Francachela
Vulnerable y sumiso es el pueblo colombiano cuando a ojo cerrado le pone la yugular a cualquier incompetente y voraz politiquero.
¡Empezó el festín! la comilona del rancio tamal y las desabridas lentejas en sucios platos pringados de politiquería y soborno.
Los exquisitos platillos navideños se tiznan de campaña y guarras aspiraciones electoreras. Los candidatos fungen de estadistas sofisticados, simulan muchas veces ser diestros oradores de casta y abolengo; el éxtasis que les produce captar la atención del pueblo ávido, sediento, absorto e incauto, esparcir sus ideales en un micrófono o seducir a uno o varios medios de comunicación, humedecer la prensa hasta más no poder o simplemente “inocular” las redes sociales, los hace sentir enormes protagonistas del acontecer diario nacional.
Sagaces aspirantes a la primera magistratura o al cargo de elección populachera que sea, potenciales amos de conciencias, caciques del malherido voto, o brujos a merced de poderosos circos del roñoso poder, capaces de predecir el futuro o, por lo menos, asegurarle uno lleno de prosperidad al elector y al inerme rebaño en general.
Aparecen en las tarimas forradas de exasperante publicidad ungidos de verdades a medias y falsas expectativas, con la guirnalda de promesas ya fallecidas, que, cual fermentados ajos, expelen un hedor que rápidamente empieza a carcomer la para muchos, mal llamada fiesta democracia, la feria del voto, la orgía de la persuasión electorera.
Comicios, ofrendas, convenios y, la espesa y mórbida colonia del poder, empiezan a perfumar la esplendorosa agenda nacional, desde Leticia hasta el Amazonas.
Se despluma al pueblo anhelante de cambio y sediento de trabajo, se ceba con migajas al concurrente, se sacrifica el marrano, se compra al mercader, se embelesa al inversionista y se pervierte al empresario.
La fiesta no cesa, el caudal de los ríos Magdalena, Amazonas y Guaviare es poco al lado del abundante torrente de votos que inundan las urnas oficiales y “extraoficiales” del país. Pareciera no hablarse de otra cosa, en los buses, en el trabajo, en los centros comerciales, restaurantes y barberías, barberías como aquella que frecuento, en donde, mientras me arreglaban la barba acercándome sutilmente la afilada cuchilla a la arteria carótida, me preguntaba inquieto cuán a merced de quien nos arregla la barba estamos los hombres; vulnerables, confiados, sumisos.
Como vulnerable y sumiso, es el pueblo colombiano cuando a ojo cerrado muchas veces, le pone la yugular, a cualquier incompetente y voraz politiquero.

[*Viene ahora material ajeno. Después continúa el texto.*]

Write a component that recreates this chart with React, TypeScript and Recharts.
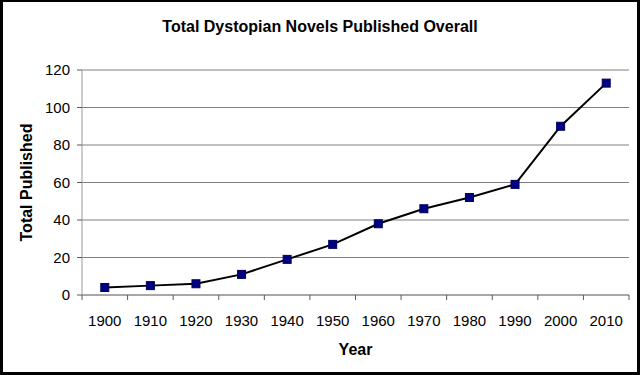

Ese mismo candidato que posteriormente ya elegido y luego reelecto, con toda su recua luego de “degollarnos”, desfondarnos el bolsillo y desahuciarnos hasta más no poder, vuelve a pedir nuestra cabeza. Y con certeza hay quienes ya descabezados incluso, vuelven a poner en la endiablada urna lo que les queda de humanidad para saciar al insaciable bellaco, poseso y ávido de roñoso y empalagoso poder.
Y la francachela no cesa. El licor, la gallina y el humeante sancocho; tampoco cesa el murmullo, en los corrillos más rasos y en las más encopetadas tertulias; se oye decir que tal o cual candidato está forrado de infamias, cuestionado hasta los tuétanos, él y su tropilla investigados hasta las ciernes; pero al ingenuo elector no le importa, le resbala, no le perturba o simplemente le es indiferente, porque confía, porque tiene prohibido pensar, porque tiene empeñado su voto o secuestrada su conciencia, porque nunca vota, o simplemente, ya se acostumbró a la añeja lechona, la amargada cerveza o el fétido pero alborozado sabor de la francachela previa a las virulentas elecciones. (.)